▶ [DATA SHOWN]:
┄┄┄┄┄┄

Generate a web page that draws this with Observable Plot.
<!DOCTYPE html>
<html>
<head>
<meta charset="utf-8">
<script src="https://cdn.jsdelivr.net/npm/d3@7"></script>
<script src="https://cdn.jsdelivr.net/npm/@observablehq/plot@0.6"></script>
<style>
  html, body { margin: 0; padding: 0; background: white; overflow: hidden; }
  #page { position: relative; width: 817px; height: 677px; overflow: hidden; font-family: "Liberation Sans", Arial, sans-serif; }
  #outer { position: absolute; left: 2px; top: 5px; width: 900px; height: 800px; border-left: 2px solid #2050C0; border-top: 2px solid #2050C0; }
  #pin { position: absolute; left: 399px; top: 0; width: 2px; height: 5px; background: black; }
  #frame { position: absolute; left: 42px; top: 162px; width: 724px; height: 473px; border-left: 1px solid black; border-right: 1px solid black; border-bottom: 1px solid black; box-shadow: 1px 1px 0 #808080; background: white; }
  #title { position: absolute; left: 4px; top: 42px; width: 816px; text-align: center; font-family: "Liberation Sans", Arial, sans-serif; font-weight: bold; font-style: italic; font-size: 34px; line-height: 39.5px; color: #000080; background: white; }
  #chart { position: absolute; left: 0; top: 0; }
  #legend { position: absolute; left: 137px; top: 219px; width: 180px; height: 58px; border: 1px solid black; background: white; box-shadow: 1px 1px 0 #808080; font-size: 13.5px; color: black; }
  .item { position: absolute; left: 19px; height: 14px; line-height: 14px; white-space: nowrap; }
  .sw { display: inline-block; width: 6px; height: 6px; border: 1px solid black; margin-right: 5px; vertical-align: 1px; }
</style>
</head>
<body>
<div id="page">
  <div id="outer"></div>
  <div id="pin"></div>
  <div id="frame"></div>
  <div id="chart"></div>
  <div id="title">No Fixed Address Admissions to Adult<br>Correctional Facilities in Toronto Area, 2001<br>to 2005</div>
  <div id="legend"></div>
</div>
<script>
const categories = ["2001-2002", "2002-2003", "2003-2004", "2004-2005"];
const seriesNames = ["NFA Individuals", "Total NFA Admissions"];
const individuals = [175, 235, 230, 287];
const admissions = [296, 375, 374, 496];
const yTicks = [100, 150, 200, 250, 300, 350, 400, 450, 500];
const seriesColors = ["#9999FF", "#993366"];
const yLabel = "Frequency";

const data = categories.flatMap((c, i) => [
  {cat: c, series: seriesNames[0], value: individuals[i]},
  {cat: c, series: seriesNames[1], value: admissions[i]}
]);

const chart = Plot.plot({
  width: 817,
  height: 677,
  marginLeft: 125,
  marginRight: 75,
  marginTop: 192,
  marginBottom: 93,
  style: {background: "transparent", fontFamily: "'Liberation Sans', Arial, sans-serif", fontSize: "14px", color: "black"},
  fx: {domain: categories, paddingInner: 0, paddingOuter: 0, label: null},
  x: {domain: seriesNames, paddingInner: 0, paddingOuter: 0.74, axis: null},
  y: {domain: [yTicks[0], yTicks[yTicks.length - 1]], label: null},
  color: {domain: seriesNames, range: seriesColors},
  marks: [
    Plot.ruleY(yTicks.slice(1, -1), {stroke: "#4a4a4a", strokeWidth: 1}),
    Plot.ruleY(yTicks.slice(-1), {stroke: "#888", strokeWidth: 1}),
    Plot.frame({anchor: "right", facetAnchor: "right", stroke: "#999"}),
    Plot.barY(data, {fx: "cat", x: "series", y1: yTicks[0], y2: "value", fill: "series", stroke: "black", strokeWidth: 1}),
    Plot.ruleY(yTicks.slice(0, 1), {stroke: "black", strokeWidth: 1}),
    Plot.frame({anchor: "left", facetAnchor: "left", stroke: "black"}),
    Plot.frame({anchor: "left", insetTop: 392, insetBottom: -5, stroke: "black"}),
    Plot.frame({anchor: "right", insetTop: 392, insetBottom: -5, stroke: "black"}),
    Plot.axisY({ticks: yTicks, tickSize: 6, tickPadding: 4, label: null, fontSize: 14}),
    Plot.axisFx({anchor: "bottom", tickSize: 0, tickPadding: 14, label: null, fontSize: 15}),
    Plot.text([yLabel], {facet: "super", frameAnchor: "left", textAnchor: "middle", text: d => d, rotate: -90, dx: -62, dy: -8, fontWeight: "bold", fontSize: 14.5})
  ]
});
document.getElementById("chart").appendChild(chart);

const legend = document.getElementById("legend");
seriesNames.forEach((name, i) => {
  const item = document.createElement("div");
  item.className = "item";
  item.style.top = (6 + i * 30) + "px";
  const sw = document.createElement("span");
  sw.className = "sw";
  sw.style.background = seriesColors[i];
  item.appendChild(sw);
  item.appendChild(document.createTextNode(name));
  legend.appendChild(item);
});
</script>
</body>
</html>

┄┄┄┄┄┄

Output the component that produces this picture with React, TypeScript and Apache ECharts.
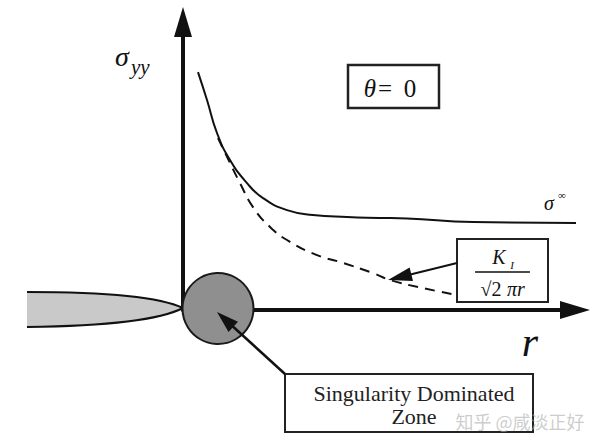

┄┄┄┄┄┄

▶ [DESCRIPTION OF THE TASK]:
Go through the material and select each line with the string "this" in it.

▶ [TASK ANSWER]:
Generate a web page that draws this with Observable Plot.
Output the component that produces this picture with React, TypeScript and Apache ECharts.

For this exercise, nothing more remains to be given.